» **GIVEN TASK**:
Skip all pictures, then copy the lines from the start of the data through the line with "(0,0) rectangle (22.357,7.623);", keeping both ends.

» **PROVIDED DATA**:
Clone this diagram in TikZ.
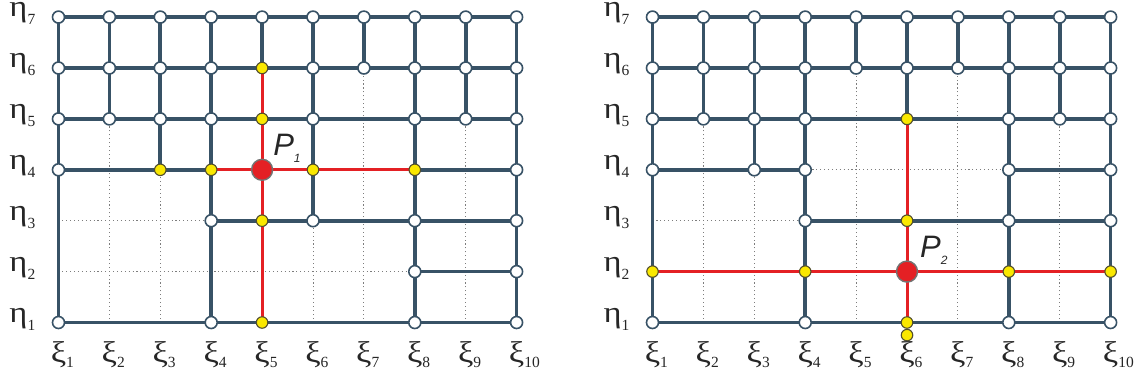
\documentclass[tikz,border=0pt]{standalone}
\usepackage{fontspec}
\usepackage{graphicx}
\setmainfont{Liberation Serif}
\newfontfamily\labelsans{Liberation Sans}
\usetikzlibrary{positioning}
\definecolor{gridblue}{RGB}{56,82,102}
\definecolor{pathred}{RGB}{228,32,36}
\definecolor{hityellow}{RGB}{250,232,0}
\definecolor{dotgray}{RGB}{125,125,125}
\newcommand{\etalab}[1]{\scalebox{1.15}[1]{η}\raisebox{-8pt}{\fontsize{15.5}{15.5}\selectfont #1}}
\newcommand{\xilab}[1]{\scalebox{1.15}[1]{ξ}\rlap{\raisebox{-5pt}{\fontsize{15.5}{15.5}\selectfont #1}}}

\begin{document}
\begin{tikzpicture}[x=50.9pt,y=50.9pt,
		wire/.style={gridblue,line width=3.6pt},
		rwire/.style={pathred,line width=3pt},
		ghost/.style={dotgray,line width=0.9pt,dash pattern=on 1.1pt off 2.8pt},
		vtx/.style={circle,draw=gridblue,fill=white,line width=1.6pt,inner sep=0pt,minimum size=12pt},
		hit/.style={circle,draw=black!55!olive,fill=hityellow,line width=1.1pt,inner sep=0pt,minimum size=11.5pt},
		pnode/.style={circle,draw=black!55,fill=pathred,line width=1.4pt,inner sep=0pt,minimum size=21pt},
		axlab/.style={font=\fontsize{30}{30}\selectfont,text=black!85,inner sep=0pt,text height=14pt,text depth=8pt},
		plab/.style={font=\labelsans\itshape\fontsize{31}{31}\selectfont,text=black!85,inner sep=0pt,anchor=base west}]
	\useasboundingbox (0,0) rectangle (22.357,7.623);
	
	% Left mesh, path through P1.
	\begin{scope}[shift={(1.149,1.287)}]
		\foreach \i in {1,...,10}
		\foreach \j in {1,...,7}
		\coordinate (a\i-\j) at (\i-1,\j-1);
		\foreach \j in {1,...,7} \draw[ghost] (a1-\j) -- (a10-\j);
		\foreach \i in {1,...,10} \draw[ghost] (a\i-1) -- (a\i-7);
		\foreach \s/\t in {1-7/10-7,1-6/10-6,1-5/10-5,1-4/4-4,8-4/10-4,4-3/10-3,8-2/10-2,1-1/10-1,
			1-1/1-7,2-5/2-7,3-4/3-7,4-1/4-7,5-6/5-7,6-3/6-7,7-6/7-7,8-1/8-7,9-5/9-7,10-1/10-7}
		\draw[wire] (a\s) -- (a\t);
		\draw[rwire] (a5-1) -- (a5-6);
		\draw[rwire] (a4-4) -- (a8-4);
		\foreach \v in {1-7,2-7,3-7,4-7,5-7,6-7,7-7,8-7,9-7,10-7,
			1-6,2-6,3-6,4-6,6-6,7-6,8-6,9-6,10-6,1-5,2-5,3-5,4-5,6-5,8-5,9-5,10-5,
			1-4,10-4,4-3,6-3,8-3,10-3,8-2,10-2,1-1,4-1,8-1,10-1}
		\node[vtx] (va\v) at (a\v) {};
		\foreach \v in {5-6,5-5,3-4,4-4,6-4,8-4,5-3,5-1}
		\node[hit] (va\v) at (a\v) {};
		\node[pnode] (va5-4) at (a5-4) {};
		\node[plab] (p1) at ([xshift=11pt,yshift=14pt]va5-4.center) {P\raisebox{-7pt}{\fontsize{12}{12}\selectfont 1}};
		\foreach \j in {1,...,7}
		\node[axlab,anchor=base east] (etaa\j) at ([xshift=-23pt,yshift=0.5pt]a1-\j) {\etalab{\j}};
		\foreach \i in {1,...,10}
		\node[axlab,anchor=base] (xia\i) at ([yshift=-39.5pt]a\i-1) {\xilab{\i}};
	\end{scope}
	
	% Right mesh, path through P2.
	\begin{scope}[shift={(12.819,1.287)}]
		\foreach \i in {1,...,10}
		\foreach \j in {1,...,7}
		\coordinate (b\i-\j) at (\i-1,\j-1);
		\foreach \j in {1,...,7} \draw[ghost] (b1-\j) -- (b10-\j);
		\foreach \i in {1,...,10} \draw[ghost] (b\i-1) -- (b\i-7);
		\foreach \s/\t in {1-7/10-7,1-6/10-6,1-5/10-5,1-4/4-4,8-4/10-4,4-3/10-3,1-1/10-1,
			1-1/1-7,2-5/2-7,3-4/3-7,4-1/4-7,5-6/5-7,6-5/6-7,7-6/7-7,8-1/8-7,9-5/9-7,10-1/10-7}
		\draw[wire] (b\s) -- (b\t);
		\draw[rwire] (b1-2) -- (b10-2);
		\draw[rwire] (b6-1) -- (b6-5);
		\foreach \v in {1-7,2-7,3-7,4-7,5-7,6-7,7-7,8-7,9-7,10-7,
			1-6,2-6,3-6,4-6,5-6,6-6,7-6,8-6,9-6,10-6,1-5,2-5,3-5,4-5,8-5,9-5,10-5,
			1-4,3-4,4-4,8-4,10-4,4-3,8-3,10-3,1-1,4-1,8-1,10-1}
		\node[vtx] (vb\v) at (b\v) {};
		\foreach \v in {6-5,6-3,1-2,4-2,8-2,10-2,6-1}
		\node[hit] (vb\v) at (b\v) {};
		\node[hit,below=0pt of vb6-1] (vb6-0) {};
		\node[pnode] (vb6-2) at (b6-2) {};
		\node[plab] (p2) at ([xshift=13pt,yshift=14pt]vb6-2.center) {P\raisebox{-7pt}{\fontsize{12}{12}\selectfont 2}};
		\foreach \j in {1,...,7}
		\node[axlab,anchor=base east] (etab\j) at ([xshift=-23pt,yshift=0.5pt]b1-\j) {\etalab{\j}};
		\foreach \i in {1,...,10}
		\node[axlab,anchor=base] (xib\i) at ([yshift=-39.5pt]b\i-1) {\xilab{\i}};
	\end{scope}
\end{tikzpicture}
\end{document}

» **WRITTEN RESPONSE**:
Clone this diagram in TikZ.
\documentclass[tikz,border=0pt]{standalone}
\usepackage{fontspec}
\usepackage{graphicx}
\setmainfont{Liberation Serif}
\newfontfamily\labelsans{Liberation Sans}
\usetikzlibrary{positioning}
\definecolor{gridblue}{RGB}{56,82,102}
\definecolor{pathred}{RGB}{228,32,36}
\definecolor{hityellow}{RGB}{250,232,0}
\definecolor{dotgray}{RGB}{125,125,125}
\newcommand{\etalab}[1]{\scalebox{1.15}[1]{η}\raisebox{-8pt}{\fontsize{15.5}{15.5}\selectfont #1}}
\newcommand{\xilab}[1]{\scalebox{1.15}[1]{ξ}\rlap{\raisebox{-5pt}{\fontsize{15.5}{15.5}\selectfont #1}}}

\begin{document}
\begin{tikzpicture}[x=50.9pt,y=50.9pt,
		wire/.style={gridblue,line width=3.6pt},
		rwire/.style={pathred,line width=3pt},
		ghost/.style={dotgray,line width=0.9pt,dash pattern=on 1.1pt off 2.8pt},
		vtx/.style={circle,draw=gridblue,fill=white,line width=1.6pt,inner sep=0pt,minimum size=12pt},
		hit/.style={circle,draw=black!55!olive,fill=hityellow,line width=1.1pt,inner sep=0pt,minimum size=11.5pt},
		pnode/.style={circle,draw=black!55,fill=pathred,line width=1.4pt,inner sep=0pt,minimum size=21pt},
		axlab/.style={font=\fontsize{30}{30}\selectfont,text=black!85,inner sep=0pt,text height=14pt,text depth=8pt},
		plab/.style={font=\labelsans\itshape\fontsize{31}{31}\selectfont,text=black!85,inner sep=0pt,anchor=base west}]
	\useasboundingbox (0,0) rectangle (22.357,7.623);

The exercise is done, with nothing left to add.